1. FC Köln und Sportmuseum zeigen Missstände um die WM in Katar
Für diese Ausstellung ist – anders als gewöhnlich – der 1. FC Köln auf das Museum zugekommen, um auf die Menschenrechtsverletzungen in Katar aufmerksam zu machen. „Wir entfernen den Fußball immer weiter vom Volkssport, und das erreicht mit der WM in Katar jetzt vielleicht seinen traurigen Höhepunkt“, sagte FC-Vizepräsident Eckhard Sauren zur Eröffnung. „Ich finde es richtig und wichtig, dass das Thema diskutiert wird, damit man künftig bei Vergaben soziale und menschenrechtliche Kriterien stärker berücksichtigt“.
In der Ausstellung ruft ein eingedellter Fußball in Erinnerung, weshalb diese tausende von Menschen sterben und leiden. Er steht in der einzigen Vitrine im Zentrum des Raums. Auf ihm haben die Betroffenen, die Mohamed Badarne in Nepal und in Katar besucht hat, unterschrieben. „Sie sind auch Helden“, sagt der Fotograf über die Arbeiterinnen und Arbeiter, deren Namen im Vergleich zur Fußball-Elite niemand kennt. „Ich hatte mir Geld geliehen, um zu kommen, aber nie erwartet, dass ich bleiben würde – in Armut und Hunger, auf einem Holzbett mit einer fünf Zentimeter dicken Matratze schlafend und von abgelaufenen Konserven essend“, wird der Arbeiter Mohamed Khan in der Ausstellung weiter zitiert.
Neben den Fotografien hängt auch eine Kleiderstange im Ausstellungsraum.
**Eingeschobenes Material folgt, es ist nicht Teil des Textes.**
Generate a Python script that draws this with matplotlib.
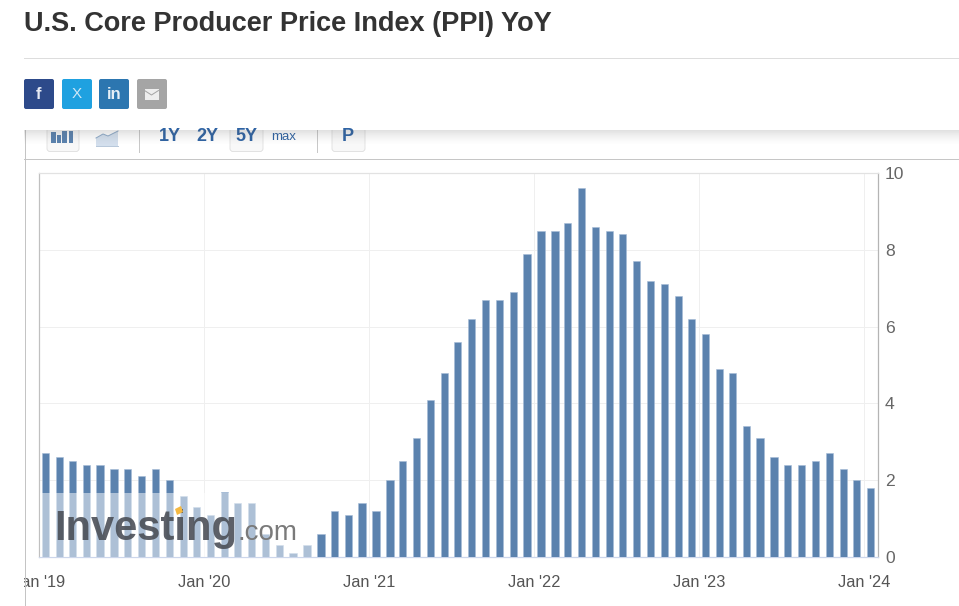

Auf Bügeln sind rote Fußball-Trikots aufgehängt. „M. Bollapally“ aus Indien mit der Nummer 43, „Sujan Miah“ und „Suman Miah“ aus Bangladesh mit den Nummern 32 und 34 sind die Namen dieser „Helden“, die Badarne im Sportmuseum in die Reihen der WM-Teilnehmer stellt. Doch nicht etwa ein Vereinsname steht unter ihren Namen auf dem Shirt-Rücken, sondern „Died in Katar“ heißt es in großen Lettern. Sie sind das „Forgotten Team“.
Die Ausstellung „Forgotten Team“ zur FIFA Weltmeisterschaft 2022 in Solidarität mit Arbeitsmigranten und -migrantinnen in Katar hat bis zum 15. Januar im Deutschen Sport und Olympia Museum geöffnet, der Besuch ist im allgemeinen Eintrittspreis von 8 Euro, ermäßigt 5 Euro, enthalten. Das Museum ist dienstags bis sonntags und an Feiertagen von 10 bis 18 Uhr geöffnet.